My mother wept about it and teachers were concerned but not all that concerned because back then bodily fluids weren’t as atomically taboo as they are now and so it was less of a biohazard and more of a bio-hassle and finally the doctor said that it was due to chocolate, which was odd because as a child I barely consumed it, yet the restriction from what would become my favorite food of all sealed my devotion to it. how could the delicious extract from a glorious bean, mixed with milk and sugar and nuts and caramels and toffees and whatever other fantastic substance wreak such havoc on my nostrils? It seemed impossible and terrible and when I was first told I was forbidden to eat chocolate I couldn’t believe it.
I’d stand outside of a candy shop about a block from school on the other side of an ominous intersection where an older girl from my school had been killed in a car accident. It was an unguarded crosswalk with no stoplight and poor visibility with bushes on the street that were exactly a 10 year old girl’s height and so it was a very real death trap for underage pedestrians. Still, I would make that perilous journey at least once a day so I could look at the ever-changing seasonal variety of chocolates. In spring there would be valentines, huge heart shaped boxes filled with luscious assortments for new and old lovers and the forgotten lonely who I suspected would have the plush velvety organs mailed to themselves, and then fat foil covered eggs and hollow bunnies for easter. in winter there would be chocolate logs or yuletide logs and chocolate coated gingerbread men. I would stare at the forbidden sweets in the window, leering at the candies through the glass wishing I could talk to the chocolates on a phone, like I was long overdue for a conjugal visit yet had no luck with the appeals process.
The white chocolates my mother bought me as a kind of apologia were unimpressive. There was nothing to them. I felt no passion for the vapid buttery sugar. it was lifeless and drab and meaningless to me. it wasn’t chocolate as far as I was concerned. It didn’t fill my wanting mouth with deep pleasure and satiety. The sweetness was empty and bland, barely warranting the title of ‘chocolate’ at all in its moniker. I still think white chocolate is bullshit, although I now acknowledge that it can have its (sparse) merits, especially if combined with some sort of truffle, or used in a sauce, but in general, I am still married to the hard stuff, dark chocolate, with a cocoa content of over 85% – yeah I am hardcore.
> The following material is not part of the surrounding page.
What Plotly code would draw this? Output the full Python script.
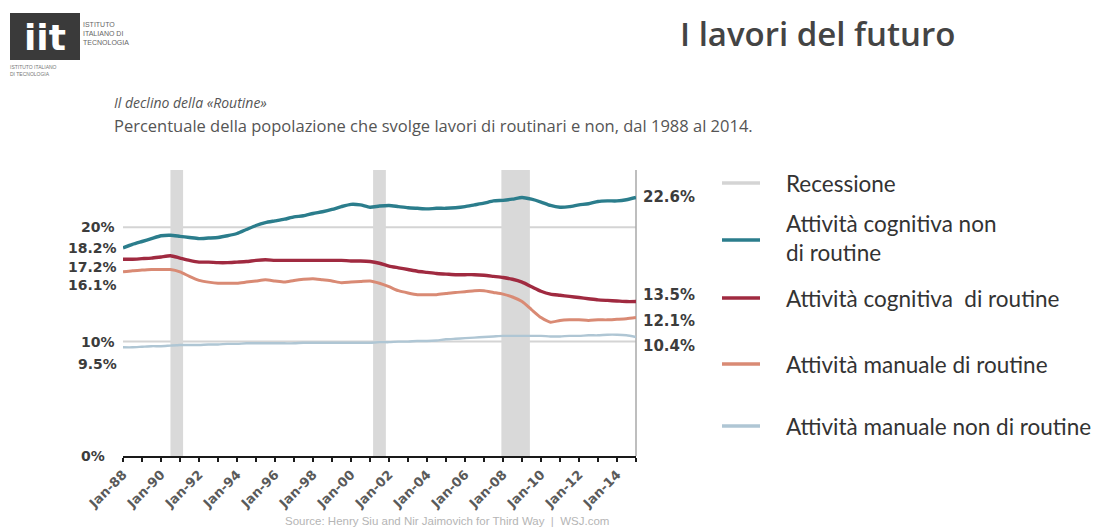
import pandas as pd
import plotly.graph_objects as go

# Half-yearly observations, Jan 1988 - Jan 2015 (percent of population)
dates = pd.date_range("1988-01-01", "2015-01-01", freq="6MS")

cognitiva_non_routine = [
    18.2, 18.5, 18.75, 19.0, 19.25, 19.3, 19.2, 19.1, 19.0, 19.05,
    19.1, 19.25, 19.45, 19.8, 20.15, 20.4, 20.55, 20.7, 20.9, 21.0,
    21.2, 21.35, 21.55, 21.8, 22.0, 21.95, 21.75, 21.85, 21.9, 21.8,
    21.7, 21.65, 21.6, 21.65, 21.65, 21.7, 21.8, 21.95, 22.1, 22.3,
    22.35, 22.45, 22.6, 22.45, 22.2, 21.9, 21.75, 21.8, 21.95, 22.05,
    22.25, 22.3, 22.3, 22.4, 22.6,
]
cognitiva_routine = [
    17.2, 17.2, 17.25, 17.3, 17.4, 17.5, 17.3, 17.1, 16.95, 16.95,
    16.9, 16.9, 16.95, 17.0, 17.1, 17.15, 17.1, 17.1, 17.1, 17.1,
    17.1, 17.1, 17.1, 17.1, 17.05, 17.05, 17.0, 16.85, 16.6, 16.45,
    16.3, 16.15, 16.05, 15.95, 15.9, 15.85, 15.85, 15.85, 15.8, 15.7,
    15.6, 15.45, 15.2, 14.8, 14.4, 14.15, 14.05, 13.95, 13.85, 13.75,
    13.65, 13.6, 13.55, 13.5, 13.5,
]
manuale_routine = [
    16.1, 16.2, 16.25, 16.3, 16.3, 16.3, 16.1, 15.7, 15.35, 15.2,
    15.1, 15.1, 15.1, 15.2, 15.3, 15.4, 15.3, 15.2, 15.35, 15.45,
    15.5, 15.4, 15.3, 15.15, 15.2, 15.25, 15.3, 15.1, 14.8, 14.45,
    14.25, 14.1, 14.1, 14.1, 14.2, 14.3, 14.35, 14.45, 14.45, 14.3,
    14.15, 13.9, 13.5, 12.8, 12.1, 11.7, 11.85, 11.9, 11.9, 11.85,
    11.9, 11.9, 11.95, 12.0, 12.1,
]
manuale_non_routine = [
    9.5, 9.5, 9.55, 9.6, 9.6, 9.65, 9.7, 9.7, 9.7, 9.75,
    9.75, 9.8, 9.8, 9.85, 9.85, 9.85, 9.85, 9.85, 9.85, 9.9,
    9.9, 9.9, 9.9, 9.9, 9.9, 9.9, 9.9, 9.95, 9.95, 10.0,
    10.0, 10.05, 10.05, 10.1, 10.2, 10.25, 10.3, 10.35, 10.4, 10.45,
    10.5, 10.5, 10.5, 10.5, 10.5, 10.45, 10.45, 10.5, 10.5, 10.55,
    10.55, 10.6, 10.6, 10.55, 10.4,
]

recession_start = ["1990-07-01", "2001-03-01", "2007-12-01"]
recession_end = ["1991-03-01", "2001-11-01", "2009-06-01"]

tick_dates = pd.date_range("1988-01-01", "2015-01-01", freq="12MS")
tick_text = [d.strftime("Jan-%y") if (d.year % 2 == 0 and d.year < 2015) else "" for d in tick_dates]

series = [
    ("Attività cognitiva non di routine", cognitiva_non_routine, "#2b7d8c", 3.4),
    ("Attività cognitiva  di routine", cognitiva_routine, "#a02a40", 3.4),
    ("Attività manuale di routine", manuale_routine, "#d98a74", 3.0),
    ("Attività manuale non di routine", manuale_non_routine, "#afc6d4", 2.4),
]

# Pixel geometry of the plotting area
W, H = 1104, 532
L, R, T, B = 123, 636, 170, 456

def px(x):
    return (x - L) / (R - L)

def py(y):
    return (B - y) / (B - T)

fig = go.Figure()

for name, vals, color, width in series:
    fig.add_trace(go.Scatter(
        x=dates, y=vals, mode="lines", name=name,
        line=dict(color=color, width=width, shape="spline", smoothing=0.6),
        showlegend=False, hoverinfo="skip",
    ))

shapes = []
# Recession bands
for s, e in zip(recession_start, recession_end):
    shapes.append(dict(type="rect", xref="x", yref="y", x0=s, x1=e, y0=0, y1=25,
                       fillcolor="#d9d9d9", line=dict(width=0), layer="below"))
# Gridlines at 10% and 20%
for g in [10, 20]:
    shapes.append(dict(type="line", xref="paper", yref="y", x0=0, x1=1, y0=g, y1=g,
                       line=dict(color="#d4d4d4", width=2), layer="below"))
# Right-hand vertical rule
shapes.append(dict(type="line", xref="paper", yref="paper", x0=1, x1=1, y0=0, y1=1,
                   line=dict(color="#a8a8a8", width=1.5), layer="below"))

ann = []
num_font = dict(family="DejaVu Sans", size=14, color="#3c3c3c", weight="bold")
end_font = dict(family="DejaVu Sans", size=15, color="#3c3c3c", weight="bold")

# Axis value labels on the left
for v in [20, 10, 0]:
    ann.append(dict(xref="paper", yref="y", x=0, y=v, text=f"{v}%", showarrow=False,
                    xanchor="left", xshift=-44, font=num_font))
# Starting values of each series
starts = [
    (cognitiva_non_routine[0], 0),
    (cognitiva_routine[0], -8),
    (manuale_routine[0], -13),
    (manuale_non_routine[0], -17),
]
for v, shift in starts:
    ann.append(dict(xref="paper", yref="y", x=0, y=v, text=f"{v:.1f}%", showarrow=False,
                    xanchor="right", xshift=-4, yshift=shift, font=num_font))
# Ending values of each series
ends = [
    (cognitiva_non_routine[-1], 0),
    (cognitiva_routine[-1], 7),
    (manuale_routine[-1], -3),
    (manuale_non_routine[-1], -9),
]
for v, shift in ends:
    ann.append(dict(xref="paper", yref="y", x=1, y=v, text=f"{v:.1f}%", showarrow=False,
                    xanchor="left", xshift=5, yshift=shift, font=end_font))

# Legend drawn beside the chart
legend_items = [
    ("Recessione", "#d4d4d4", 183, 183),
    ("Attività cognitiva non<br>di routine", "#2b7d8c", 240, 238),
    ("Attività cognitiva  di routine", "#a02a40", 298, 298),
    ("Attività manuale di routine", "#d98a74", 364, 364),
    ("Attività manuale non di routine", "#afc6d4", 426, 426),
]
for label, color, sy, ty in legend_items:
    shapes.append(dict(type="line", xref="paper", yref="paper", x0=px(722), x1=px(760),
                       y0=py(sy), y1=py(sy), line=dict(color=color, width=3.5)))
    ann.append(dict(xref="paper", yref="paper", x=px(784), y=py(ty), text=label,
                    showarrow=False, xanchor="left", yanchor="middle", align="left",
                    font=dict(family="Lato", size=22.5, color="#333333")))

# Header texts
ann.append(dict(xref="paper", yref="paper", x=px(678), y=py(33), text="I lavori del futuro",
                showarrow=False, xanchor="left", yanchor="middle",
                font=dict(family="Open Sans", size=33, color="#444444", weight=600)))
ann.append(dict(xref="paper", yref="paper", x=px(112), y=py(102),
                text="<i>Il declino della «Routine»</i>", showarrow=False,
                xanchor="left", yanchor="middle",
                font=dict(family="Open Sans", size=14, color="#555555")))
ann.append(dict(xref="paper", yref="paper", x=px(112), y=py(125),
                text="Percentuale della popolazione che svolge lavori di routinari e non, dal 1988 al 2014.",
                showarrow=False, xanchor="left", yanchor="middle",
                font=dict(family="Open Sans", size=16.5, color="#555555")))
ann.append(dict(xref="paper", yref="paper", x=px(447), y=py(521),
                text="Source: Henry Siu and Nir Jaimovich for Third Way  |  WSJ.com",
                showarrow=False, xanchor="center", yanchor="middle",
                font=dict(family="Liberation Sans", size=11.5, color="#b5b5b5")))

# Institute logo
shapes.append(dict(type="rect", xref="paper", yref="paper", x0=px(10), x1=px(80),
                   y0=py(60), y1=py(13), fillcolor="#3a3a3a", line=dict(width=0)))
ann.append(dict(xref="paper", yref="paper", x=px(45), y=py(37), text="<b>iit</b>",
                showarrow=False, xanchor="center", yanchor="middle",
                font=dict(family="DejaVu Sans", size=36, color="#ffffff")))
ann.append(dict(xref="paper", yref="paper", x=px(81), y=py(34),
                text="ISTITUTO<br>ITALIANO DI<br>TECNOLOGIA", showarrow=False,
                xanchor="left", yanchor="middle", align="left",
                font=dict(family="Liberation Sans", size=7, color="#666666")))
ann.append(dict(xref="paper", yref="paper", x=px(8), y=py(71),
                text="ISTITUTO ITALIANO<br>DI TECNOLOGIA", showarrow=False,
                xanchor="left", yanchor="middle", align="left",
                font=dict(family="Liberation Sans", size=5, color="#777777")))

fig.update_layout(
    width=W, height=H, autosize=False,
    margin=dict(l=L, r=W - R, t=T, b=H - B),
    paper_bgcolor="white", plot_bgcolor="white",
    shapes=shapes, annotations=ann,
    xaxis=dict(
        type="date", range=["1988-01-01", "2015-01-01"],
        tickvals=list(tick_dates), ticktext=tick_text, tickangle=-45,
        showgrid=False, zeroline=False,
        showline=True, linecolor="#1a1a1a", linewidth=2,
        ticks="outside", ticklen=4, tickwidth=2, tickcolor="#1a1a1a",
        tickfont=dict(family="DejaVu Sans", size=13, color="#5a5a5a", weight="bold"),
    ),
    yaxis=dict(range=[0, 25], showgrid=False, zeroline=False, showticklabels=False,
               showline=False),
)

fig.write_html("out.html")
Taking away the chocolate as a child didn’t cure me of my nosebleeds, which eventually faded as I got older and changed schools and started to have friends and bad grades, but it did make me addicted to the stuff, and I recently procured a bar of 99% – a Lindt rarity, with almost no sugar cut with it, virtually unstepped on, like hard white or china white or ice or that kind of smoke-able crystal meth that makes people go crazy and lose their teeth. The 99% tasted exactly like the beginning of the nosebleeds of my youth. Go figure.